С этой минуты и начался период жесточайших лишений, испытанных нашей семьей. Что значит остаться без отца мы поняли хотя бы даже по тому, что не могли его похоронить целых три дня. Дед Яков не пришел ни во время болезни отца, своего сына, ни после его смерти. Соседи помогли достать досок, мастер сколотил гроб. Единственной опорой моей матери была в те дни ее сводная сестра, моя крестная и наша соседка Мария Ефремовна Ставрун. И вот в морозный зимний день, при сильном февральском холодном ветре, мы провожали отца. Четверо мужчин несли гроб на полотенцах: сначала в старую церковь, где отец Николай отслужил панихиду, а потом на кладбище: всего километра два. Шли, как полагалось по обычаю, с непокрытыми головами, и муж Марии Ефремовны — Константин Ставрун, примерно ровесник моего отца, сильно простудился и долго болел после этого. Провожали отца несколько десятков земляков из числа соседей и родственников. Когда прощались с отцом у могилы, то появился дед Яков. Самым тщательным образом порезал ножницами, которые достал из кармана, хороший костюм, в котором хоронили отца: в то время нередко разрывали могилы и раздевали покойников. Потом дед сунул отцу под лацкан пиджака синюю царскую пятерку: уладить загробные дела. Провожающие бросили по горсти земли на гроб, опущенный в могилу. На могиле поставили плохонький крест, что не помешало, впрочем, примерно через год, в холодную и голодную зиму двадцатого года кому-то украсть его на дрова.
Мы вернулись в свою стылую, пропахшую карболкой хату. Нас оставалось семеро: прабабушка Татьяна, мать Фекла Назаровна, одиннадцатилетний старший брат Иван, я, в ту пору девятилетний, шестилетняя сестра Ольга, четырехлетний брат Василий и трехмесячный Николай. Практически без всяких средств к существованию. Здесь мы и узнали, что такое настоящая нищета, что такое человеческая жестокость и равнодушие к слабому. Эти пороки, связанные с низким уровнем культуры и бедностью народа, сделали такой ожесточенной и длительной классовую борьбу в нашей стране. Ведь было у нас немало родственников, но практически все в трудную годину от нас отвернулись. В первую очередь, конечно же, родная советская власть. Сколько помню, семье погибшего красноармейца не выплатили ни копейки помощи, зато усиленно прижимали налогом наши робкие попытки прокормиться.
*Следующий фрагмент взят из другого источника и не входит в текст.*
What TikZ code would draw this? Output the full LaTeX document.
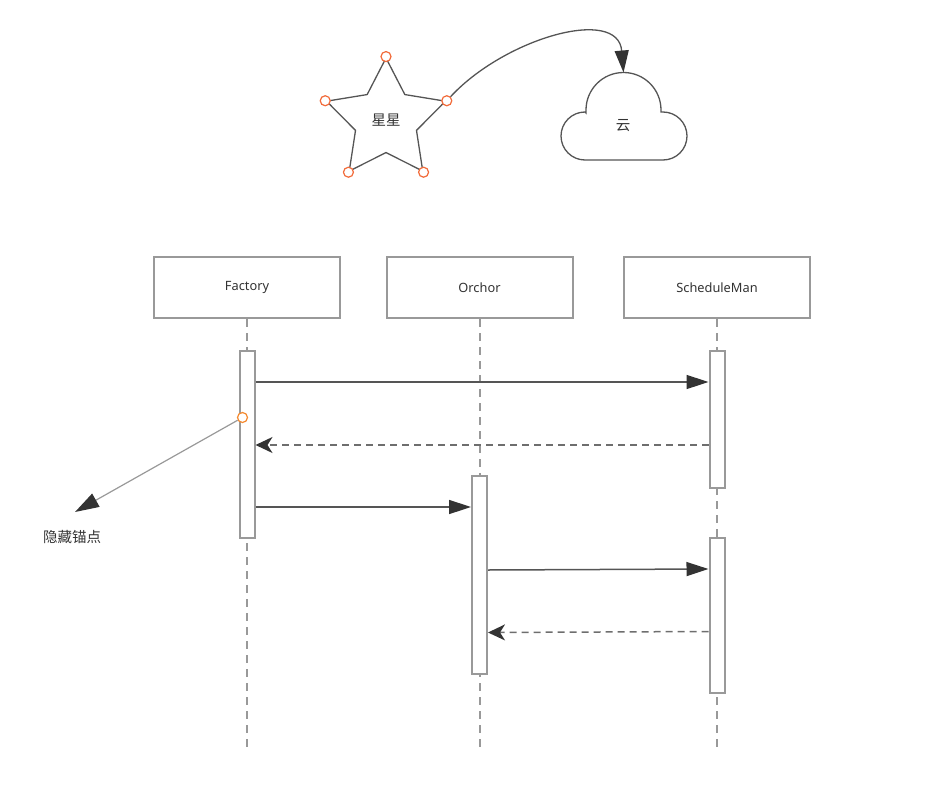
\documentclass[tikz,border=0pt]{standalone}
\usepackage{fontspec}
\setmainfont{Noto Sans}
\newfontfamily\cjk{Noto Sans CJK SC}
\usetikzlibrary{arrows.meta,shapes.geometric}
\definecolor{boxgray}{HTML}{999999}
\definecolor{linegray}{HTML}{555555}
\definecolor{tipgray}{HTML}{333333}
\definecolor{txt}{HTML}{333333}
\definecolor{anch}{HTML}{F26B3A}
\tikzset{
  lifebox/.style={draw=boxgray,line width=2pt,fill=white,minimum width=186pt,minimum height=61pt,inner sep=0pt,text=txt,font=\fontsize{12.8}{15}\selectfont},
  actbar/.style={draw=boxgray,line width=2pt,fill=white,minimum width=15pt,inner sep=0pt},
  lifeline/.style={draw=boxgray,line width=2pt,dash pattern=on 8pt off 6pt},
  msg/.style={draw=linegray,line width=1.5pt,-{Triangle[length=22pt,width=14pt,fill=tipgray,color=tipgray]}},
  ret/.style={draw=linegray!85,line width=1.5pt,dash pattern=on 7pt off 5pt,-{Stealth[length=17pt,width=16pt,inset=5pt,fill=tipgray,color=tipgray]}},
  anchorpt/.style={draw=anch,line width=1.2pt,fill=white,circle,minimum size=10pt,inner sep=0pt},
  shapeline/.style={draw=linegray,line width=1.3pt},
  cjklabel/.style={text=txt,font=\cjk\fontsize{14.5}{16}\selectfont,inner sep=0pt}
}
\begin{document}
\begin{tikzpicture}[x=1pt,y=-1pt]
\useasboundingbox (0,0) rectangle (928,789);
% ---------- star ----------
\node[star,star points=5,star point ratio=1.95,minimum size=125pt,inner sep=0pt,shapeline,fill=white,cjklabel] (star) at (386,120.5) {星星};
\foreach \i/\n in {1/sa,2/sb,3/sc,4/sd,5/se}{
  \node[anchorpt] (\n) at (star.outer point \i) {};
}
% ---------- cloud ----------
\draw[shapeline,fill=white] (586,113) -- (586,110) arc[start angle=180,end angle=360,radius=37.5]
  -- (661,112) -- (663,112) arc[start angle=270,end angle=450,radius=24]
  -- (585,160) arc[start angle=90,end angle=270,radius=24] -- cycle;
\node[cjklabel] (cloud) at (623,126) {云};
\coordinate (cloudtop) at (623.5,72.5);
\draw[shapeline,-{Triangle[length=22pt,width=14pt,fill=tipgray,color=tipgray]}]
  (se) .. controls (505,38) and (618,6) .. (cloudtop);
% ---------- lifeline heads ----------
\node[lifebox] (factory) at (247,287.5) {Factory};
\node[lifebox] (orchor) at (479.5,287.5) {Orchor};
\node[lifebox] (sched) at (717,287.5) {ScheduleMan};
\coordinate (bottom) at (0,748);
\draw[lifeline] (factory.south) -- (factory.south |- bottom);
\draw[lifeline] (orchor.south) -- (orchor.south |- bottom);
\draw[lifeline] (sched.south) -- (sched.south |- bottom);
% ---------- activation bars ----------
\node[actbar,minimum height=187pt] (fa) at (247,444.5) {};
\node[actbar,minimum height=137pt] (s1) at (717,419.5) {};
\node[actbar,minimum height=198pt] (oa) at (479.5,575) {};
\node[actbar,minimum height=155pt] (s2) at (717,615.5) {};
% ---------- messages ----------
\draw[msg] (fa.east |- 0,382) -- (s1.west |- 0,382);
\draw[ret] (s1.west |- 0,445) -- (fa.east |- 0,445);
\draw[msg] (fa.east |- 0,507) -- (oa.west |- 0,507);
\draw[msg] (oa.east |- 0,570) -- (s2.west |- 0,569);
\draw[ret] (s2.west |- 0,631.5) -- (oa.east |- 0,632.5);
% ---------- hidden anchor ----------
\node[anchorpt,draw=anch!80!yellow] (hid) at (242.5,417.5) {};
\node[cjklabel] (hidlabel) at (72,537) {隐藏锚点};
\coordinate (hidtip) at (75,512);
\draw[draw=boxgray,line width=1.2pt,-{Triangle[length=24pt,width=15pt,fill=tipgray,color=tipgray]}] (hid) -- (hidtip);
\end{tikzpicture}
\end{document}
Мы были оставлены на милость ближайших родственников, если не принимать во внимание слабенькое хозяйство, которое было по силам вдове с пятью детьми на руках. Более того, после смерти отца начался поэтапный, растянувшийся на годы грабеж нашей семьи со стороны нашего деда и дядьев — его сыновей. Невольно верилось, что бога нет. Ведь все эти люди носили на груди символ христианской доброты и смирения — крест. Мать сразу после смерти отца обратилась к богу: «Бог, если ты есть на свете, как ты мог оставить меня вдовой с пятью детьми?». И потому мои религиозные чувства с самого начала жизни подвергались слишком большим сомнениям, чтобы быть прочными. Нет у меня особой надежды и на ту роль духовного вождя, которую кое-кто пытается отвести церкви в деле возрождения России. Честное слово, давайте лучше надеяться на свой свободный труд. Не мучила меня совесть, когда вместе с другими комсомольцами распевал на ахтарских улицах частушку: «Эх ты Бог, ты наш Бог, чего ты ботаешь? Ты на небе сидишь — не работаешь».